John Lackey and catcher Miguel Montero

Lackey brings the edge back to Cubs’ repeat effort in 2017

SHARE Lackey brings the edge back to Cubs’ repeat effort in 2017
SHARE Lackey brings the edge back to Cubs’ repeat effort in 2017

MESA, Ariz. — Two weeks into camp, spring training finally has arrived for John Lackey and the other veterans in the Cubs’ starting rotation.

The four returning starters make their spring debuts in succession, starting Saturday, with Lackey’s first start Tuesday against Team Italy.

“We’ll see,” Lackey deadpanned on Thursday. “We’ll see if it fits into my golf schedule.”

Put one repeat in the books for the Cubs already, before the season even starts.

Lackey, 38, is back. Fully healthy, he said — and in full “ain’t-here-for-a-haircut,” “big-boy-games-are-different” form.

“There’s different things to get done here in the course of a spring training,” manager Joe Maddon said, smiling at his right-hander’s comments. “Short game. Putting. Off the tee — who knows?”

If you weren’t sure that the Cubs would have any edge left, coming off their celebrated, complete-with-luxurious-perks championship, just ask the clubhouse’s Mr. Edge whether he expects to be a 200-inning pitcher.

“That’s what I’ve been for 15 years,” he scoffed, “so yeah.”

Next question.

That next big question might have something to do with those 15 years.

Lackey, a World Series champion with three teams, is in the final year of a two-year contract and isn’t sure what comes after that.

“I feel great,” he said. “I’m just playing this year. We’ll see what happens at the end of the year. If I still feel good, I’ll keep playing.”

One scout who saw a lot of Lackey last year said that losing his command would be the only thing that could keep Lackey from being able to help a team. “He could pitch till his arm blows,” the scout said. “You know he’s going to compete.”

Whether the Cubs would consider re-signing a 39-year-old Lackey, Maddon said, “I believe there’s a lot of good baseball left in him.

“I just think last year I screwed it up by permitting him to warm up.”

Lackey was among the league leaders in innings pitched when he went on the disabled list in mid-August with a shoulder strain — after twice warming up in the bullpen for possible relief work between starts in extra-inning games on July 31 and Aug. 11.

“Until I had the little time on the DL, I was about as good as I’ve ever been honestly,” he said. “Having to warm up a couple times in extra innings probably didn’t help. That probably ended up getting me. I wish that wouldn’t have happened.”

Lackey said he “probably never got back to 100 percent” even after returning from the DL three weeks later.

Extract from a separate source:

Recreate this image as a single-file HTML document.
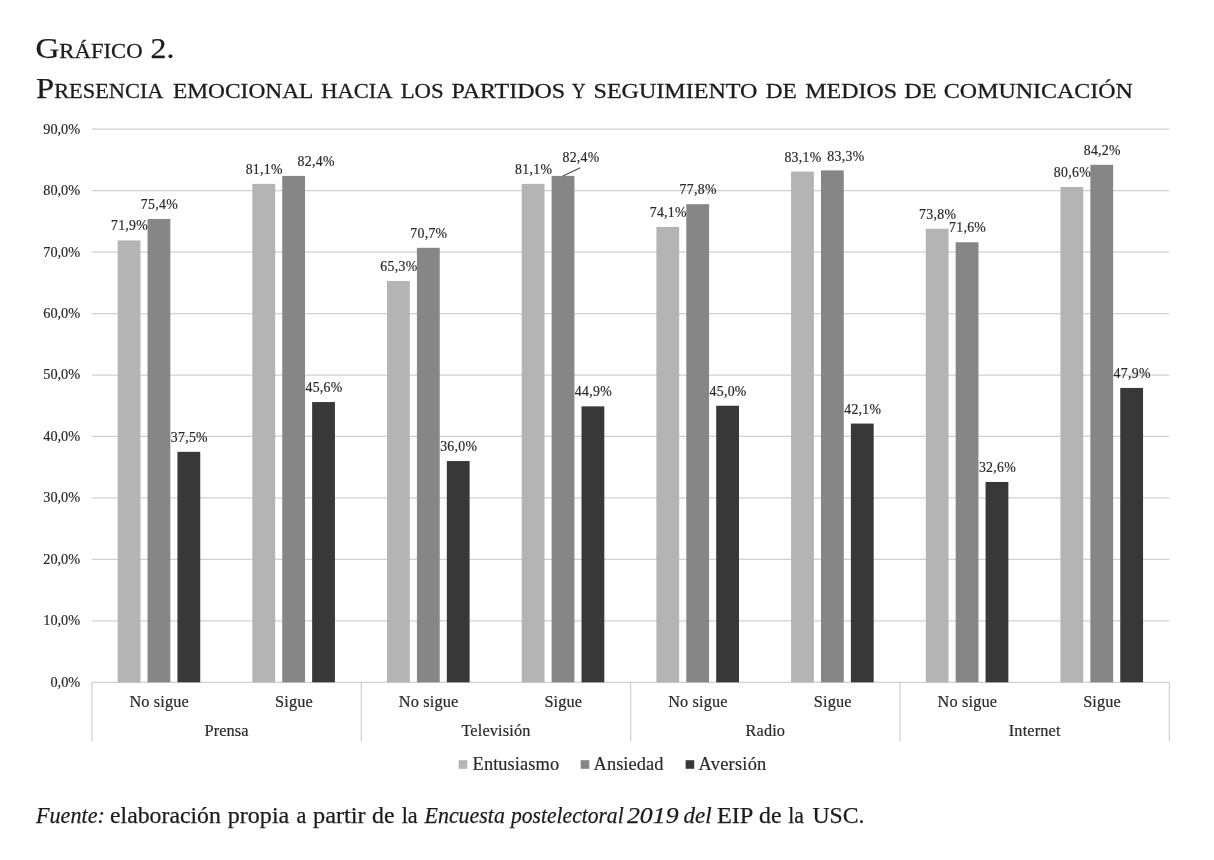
<!DOCTYPE html>
<html lang="es"><head><meta charset="utf-8"><title>Gráfico 2</title>
<style>
html,body{margin:0;padding:0;background:#fff;}
body{width:1214px;height:860px;overflow:hidden;}
svg{display:block;}
text{font-family:"Liberation Serif","Times New Roman",serif;}
.ax,.dl,.cat,.leg{stroke:#2a2a2a;stroke-width:0.2px;}
.ax{font-size:14.30px;fill:#2a2a2a;text-anchor:end;}
.dl{font-size:13.80px;fill:#2a2a2a;text-anchor:middle;letter-spacing:0.3px;}
.cat{font-size:16.30px;fill:#2a2a2a;text-anchor:middle;letter-spacing:0.15px;}
.leg{font-size:18.40px;fill:#2a2a2a;}
.ttl{fill:#1c1c1c;stroke:#1c1c1c;stroke-width:0.25px;}
.sc{font-size:20.0px;stroke:#1c1c1c;stroke-width:0.28px;}
</style></head><body>
<svg width="1214" height="860" viewBox="0 0 1214 860">
<rect width="1214" height="860" fill="#ffffff"/>
<text class="ttl" id="t1a" x="35.44" y="57.70" font-size="29.20" textLength="107.21" lengthAdjust="spacingAndGlyphs">G<tspan class="sc">RÁFICO</tspan></text>
<text class="ttl" id="t1b" x="150.63" y="57.70" font-size="29.20" textLength="23.81" lengthAdjust="spacingAndGlyphs">2.</text>
<text class="ttl" id="t2a" x="36.05" y="97.60" font-size="29.20" textLength="127.48" lengthAdjust="spacingAndGlyphs">P<tspan class="sc">RESENCIA</tspan></text>
<text class="ttl" id="t2b" x="172.99" y="97.60" font-size="29.20" textLength="140.44" lengthAdjust="spacingAndGlyphs"><tspan class="sc">EMOCIONAL</tspan></text>
<text class="ttl" id="t2c" x="321.17" y="97.60" font-size="29.20" textLength="71.24" lengthAdjust="spacingAndGlyphs"><tspan class="sc">HACIA</tspan></text>
<text class="ttl" id="t2d" x="400.68" y="97.60" font-size="29.20" textLength="42.98" lengthAdjust="spacingAndGlyphs"><tspan class="sc">LOS</tspan></text>
<text class="ttl" id="t2e" x="451.62" y="97.60" font-size="29.20" textLength="113.51" lengthAdjust="spacingAndGlyphs"><tspan class="sc">PARTIDOS</tspan></text>
<text class="ttl" id="t2f" x="571.89" y="97.60" font-size="29.20" textLength="13.60" lengthAdjust="spacingAndGlyphs"><tspan class="sc">Y</tspan></text>
<text class="ttl" id="t2g" x="593.52" y="97.60" font-size="29.20" textLength="163.85" lengthAdjust="spacingAndGlyphs"><tspan class="sc">SEGUIMIENTO</tspan></text>
<text class="ttl" id="t2h" x="765.84" y="97.60" font-size="29.20" textLength="30.96" lengthAdjust="spacingAndGlyphs"><tspan class="sc">DE</tspan></text>
<text class="ttl" id="t2i" x="805.22" y="97.60" font-size="29.20" textLength="91.80" lengthAdjust="spacingAndGlyphs"><tspan class="sc">MEDIOS</tspan></text>
<text class="ttl" id="t2j" x="904.39" y="97.60" font-size="29.20" textLength="32.25" lengthAdjust="spacingAndGlyphs"><tspan class="sc">DE</tspan></text>
<text class="ttl" id="t2k" x="943.88" y="97.60" font-size="29.20" textLength="188.99" lengthAdjust="spacingAndGlyphs"><tspan class="sc">COMUNICACIÓN</tspan></text>
<text class="ttl" id="c01" x="36.04" y="823.30" font-size="23.00" font-style="italic" textLength="68.80" lengthAdjust="spacingAndGlyphs">Fuente:</text>
<text class="ttl" id="c02" x="110.06" y="823.30" font-size="23.00" textLength="110.77" lengthAdjust="spacingAndGlyphs">elaboración</text>
<text class="ttl" id="c03" x="227.77" y="823.30" font-size="23.00" textLength="61.49" lengthAdjust="spacingAndGlyphs">propia</text>
<text class="ttl" id="c04" x="296.40" y="823.30" font-size="23.00" textLength="9.91" lengthAdjust="spacingAndGlyphs">a</text>
<text class="ttl" id="c05" x="312.97" y="823.30" font-size="23.00" textLength="52.67" lengthAdjust="spacingAndGlyphs">partir</text>
<text class="ttl" id="c06" x="372.02" y="823.30" font-size="23.00" textLength="22.52" lengthAdjust="spacingAndGlyphs">de</text>
<text class="ttl" id="c07" x="401.66" y="823.30" font-size="23.00" textLength="16.09" lengthAdjust="spacingAndGlyphs">la</text>
<text class="ttl" id="c08" x="424.58" y="823.30" font-size="23.00" font-style="italic" textLength="80.26" lengthAdjust="spacingAndGlyphs">Encuesta</text>
<text class="ttl" id="c09" x="511.06" y="823.30" font-size="23.00" font-style="italic" textLength="112.60" lengthAdjust="spacingAndGlyphs">postelectoral</text>
<text class="ttl" id="c10" x="626.97" y="823.30" font-size="23.00" font-style="italic" textLength="51.58" lengthAdjust="spacingAndGlyphs">2019</text>
<text class="ttl" id="c11" x="683.50" y="823.30" font-size="23.00" font-style="italic" textLength="28.20" lengthAdjust="spacingAndGlyphs">del</text>
<text class="ttl" id="c12" x="716.90" y="823.30" font-size="23.00" textLength="36.51" lengthAdjust="spacingAndGlyphs">EIP</text>
<text class="ttl" id="c13" x="759.13" y="823.30" font-size="23.00" textLength="22.50" lengthAdjust="spacingAndGlyphs">de</text>
<text class="ttl" id="c14" x="788.26" y="823.30" font-size="23.00" textLength="15.69" lengthAdjust="spacingAndGlyphs">la</text>
<text class="ttl" id="c15" x="812.43" y="823.30" font-size="23.00" textLength="52.05" lengthAdjust="spacingAndGlyphs">USC.</text>
<g stroke="#d0d0d0" stroke-width="1.25" fill="none">
<line x1="91.9" y1="682.30" x2="1169.4" y2="682.30"/>
<line x1="91.9" y1="620.84" x2="1169.4" y2="620.84"/>
<line x1="91.9" y1="559.39" x2="1169.4" y2="559.39"/>
<line x1="91.9" y1="497.93" x2="1169.4" y2="497.93"/>
<line x1="91.9" y1="436.48" x2="1169.4" y2="436.48"/>
<line x1="91.9" y1="375.02" x2="1169.4" y2="375.02"/>
<line x1="91.9" y1="313.57" x2="1169.4" y2="313.57"/>
<line x1="91.9" y1="252.11" x2="1169.4" y2="252.11"/>
<line x1="91.9" y1="190.66" x2="1169.4" y2="190.66"/>
<line x1="91.9" y1="129.20" x2="1169.4" y2="129.20"/>
<line x1="91.90" y1="682.30" x2="91.90" y2="741.30"/>
<line x1="361.27" y1="682.30" x2="361.27" y2="741.30"/>
<line x1="630.65" y1="682.30" x2="630.65" y2="741.30"/>
<line x1="900.02" y1="682.30" x2="900.02" y2="741.30"/>
<line x1="1169.40" y1="682.30" x2="1169.40" y2="741.30"/>
</g>
<text class="ax" x="80.2" y="686.75">0,0%</text>
<text class="ax" x="80.2" y="625.29">10,0%</text>
<text class="ax" x="80.2" y="563.84">20,0%</text>
<text class="ax" x="80.2" y="502.38">30,0%</text>
<text class="ax" x="80.2" y="440.93">40,0%</text>
<text class="ax" x="80.2" y="379.47">50,0%</text>
<text class="ax" x="80.2" y="318.02">60,0%</text>
<text class="ax" x="80.2" y="256.56">70,0%</text>
<text class="ax" x="80.2" y="195.11">80,0%</text>
<text class="ax" x="80.2" y="133.65">90,0%</text>
<rect x="117.64" y="240.43" width="22.80" height="441.87" fill="#b4b4b4"/>
<rect x="147.54" y="218.93" width="22.80" height="463.37" fill="#868686"/>
<rect x="177.44" y="451.84" width="22.80" height="230.46" fill="#383838"/>
<rect x="252.33" y="183.90" width="22.80" height="498.40" fill="#b4b4b4"/>
<rect x="282.23" y="175.91" width="22.80" height="506.39" fill="#868686"/>
<rect x="312.13" y="402.06" width="22.80" height="280.24" fill="#383838"/>
<rect x="387.02" y="281.00" width="22.80" height="401.30" fill="#b4b4b4"/>
<rect x="416.92" y="247.81" width="22.80" height="434.49" fill="#868686"/>
<rect x="446.82" y="461.06" width="22.80" height="221.24" fill="#383838"/>
<rect x="521.71" y="183.90" width="22.80" height="498.40" fill="#b4b4b4"/>
<rect x="551.61" y="175.91" width="22.80" height="506.39" fill="#868686"/>
<rect x="581.51" y="406.36" width="22.80" height="275.94" fill="#383838"/>
<rect x="656.39" y="226.91" width="22.80" height="455.39" fill="#b4b4b4"/>
<rect x="686.29" y="204.18" width="22.80" height="478.12" fill="#868686"/>
<rect x="716.19" y="405.75" width="22.80" height="276.55" fill="#383838"/>
<rect x="791.08" y="171.60" width="22.80" height="510.70" fill="#b4b4b4"/>
<rect x="820.98" y="170.38" width="22.80" height="511.92" fill="#868686"/>
<rect x="850.88" y="423.57" width="22.80" height="258.73" fill="#383838"/>
<rect x="925.77" y="228.76" width="22.80" height="453.54" fill="#b4b4b4"/>
<rect x="955.67" y="242.28" width="22.80" height="440.02" fill="#868686"/>
<rect x="985.57" y="481.95" width="22.80" height="200.35" fill="#383838"/>
<rect x="1060.46" y="186.97" width="22.80" height="495.33" fill="#b4b4b4"/>
<rect x="1090.36" y="164.84" width="22.80" height="517.46" fill="#868686"/>
<rect x="1120.26" y="387.93" width="22.80" height="294.37" fill="#383838"/>
<line x1="562.9" y1="175.9" x2="580.3" y2="167.7" stroke="#4a4a4a" stroke-width="1.1"/>
<text class="dl" x="129.54" y="230.43">71,9%</text>
<text class="dl" x="159.44" y="208.93">75,4%</text>
<text class="dl" x="189.34" y="441.84">37,5%</text>
<text class="dl" x="264.23" y="173.90">81,1%</text>
<text class="dl" x="316.13" y="165.91">82,4%</text>
<text class="dl" x="324.03" y="392.06">45,6%</text>
<text class="dl" x="398.92" y="271.00">65,3%</text>
<text class="dl" x="428.82" y="237.81">70,7%</text>
<text class="dl" x="458.72" y="451.06">36,0%</text>
<text class="dl" x="533.61" y="173.90">81,1%</text>
<text class="dl" x="581.01" y="162.21">82,4%</text>
<text class="dl" x="593.41" y="396.36">44,9%</text>
<text class="dl" x="668.29" y="216.91">74,1%</text>
<text class="dl" x="698.19" y="194.18">77,8%</text>
<text class="dl" x="728.09" y="395.75">45,0%</text>
<text class="dl" x="802.98" y="161.60">83,1%</text>
<text class="dl" x="845.88" y="160.88">83,3%</text>
<text class="dl" x="862.78" y="413.57">42,1%</text>
<text class="dl" x="937.67" y="218.76">73,8%</text>
<text class="dl" x="967.57" y="232.28">71,6%</text>
<text class="dl" x="997.47" y="471.95">32,6%</text>
<text class="dl" x="1072.36" y="176.97">80,6%</text>
<text class="dl" x="1102.26" y="154.84">84,2%</text>
<text class="dl" x="1132.16" y="377.93">47,9%</text>
<text class="cat" x="159.24" y="707.2">No sigue</text>
<text class="cat" x="293.93" y="707.2">Sigue</text>
<text class="cat" x="428.62" y="707.2">No sigue</text>
<text class="cat" x="563.31" y="707.2">Sigue</text>
<text class="cat" x="697.99" y="707.2">No sigue</text>
<text class="cat" x="832.68" y="707.2">Sigue</text>
<text class="cat" x="967.37" y="707.2">No sigue</text>
<text class="cat" x="1102.06" y="707.2">Sigue</text>
<text class="cat" x="226.59" y="735.9">Prensa</text>
<text class="cat" x="495.96" y="735.9">Televisión</text>
<text class="cat" x="765.34" y="735.9">Radio</text>
<text class="cat" x="1034.71" y="735.9">Internet</text>
<rect x="458.7" y="760.2" width="8.6" height="8.6" fill="#b4b4b4"/>
<text class="leg" x="472.6" y="769.7" textLength="86.5" lengthAdjust="spacing">Entusiasmo</text>
<rect x="580.7" y="760.2" width="8.6" height="8.6" fill="#868686"/>
<text class="leg" x="593.6" y="769.7" textLength="69.8" lengthAdjust="spacing">Ansiedad</text>
<rect x="685.6" y="760.2" width="8.6" height="8.6" fill="#383838"/>
<text class="leg" x="698.6" y="769.7" textLength="67.7" lengthAdjust="spacing">Aversión</text>
</svg>
</body></html>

“You’re trying to win the game, and here’s this guy that says, ‘I can do it,’ ’’ Maddon said. “The days looked right regarding when he had pitched previously, but that was something I should not have permitted.”

That won’t happen this year. In fact, Maddon expects to monitor Lackey’s scheduled workload even more than he did last year.

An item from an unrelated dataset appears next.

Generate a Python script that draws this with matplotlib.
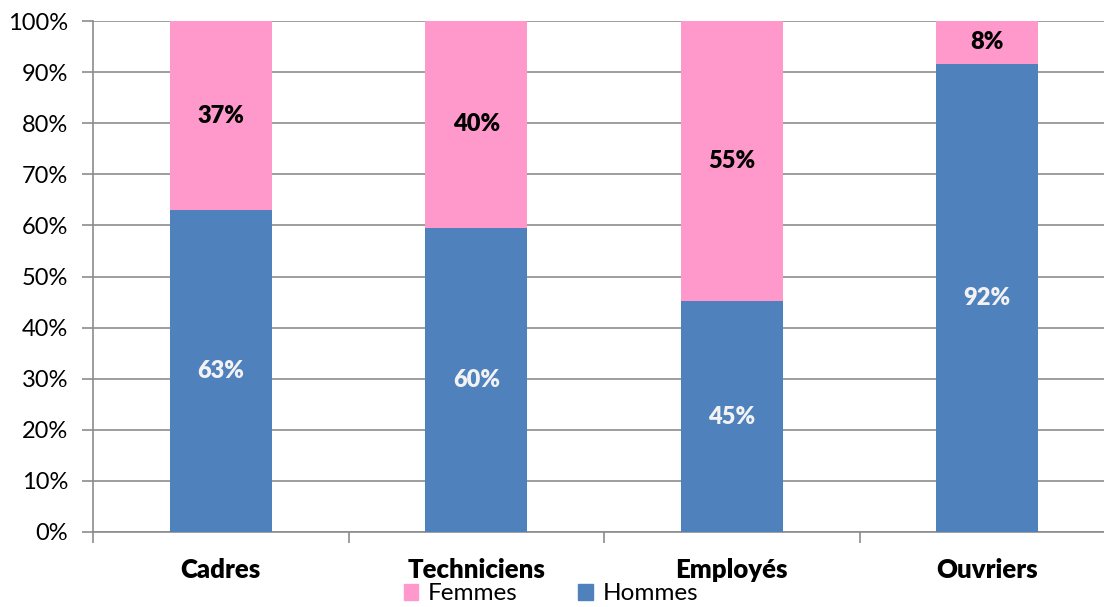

“I know he’s not going to like to be taken out of some games in his mind’s eye earlier [than appropriate], but he needs to be,” Maddon said, “in order to maybe really finish strongly this year and then possibly promote [pitching] next year again.”

Lackey isn’t looking that far ahead, personally or for the team, even if this might be the Cubs’ best foreseeable shot at another title, with Lackey, Jake Arrieta, Wade Davis and Koji Uehara all free agents at the end of the year.

“Whatever happens next year is kind of, who cares, you know what I mean?” he said. “We’ll worry about that when we get there.”

Whether he gets to next year, Lackey knows he doesn’t plan to finish his carer like ex-teammate David Ross.

“There will be no retirement tour,” Lackey said. “I just won’t show up the next year.”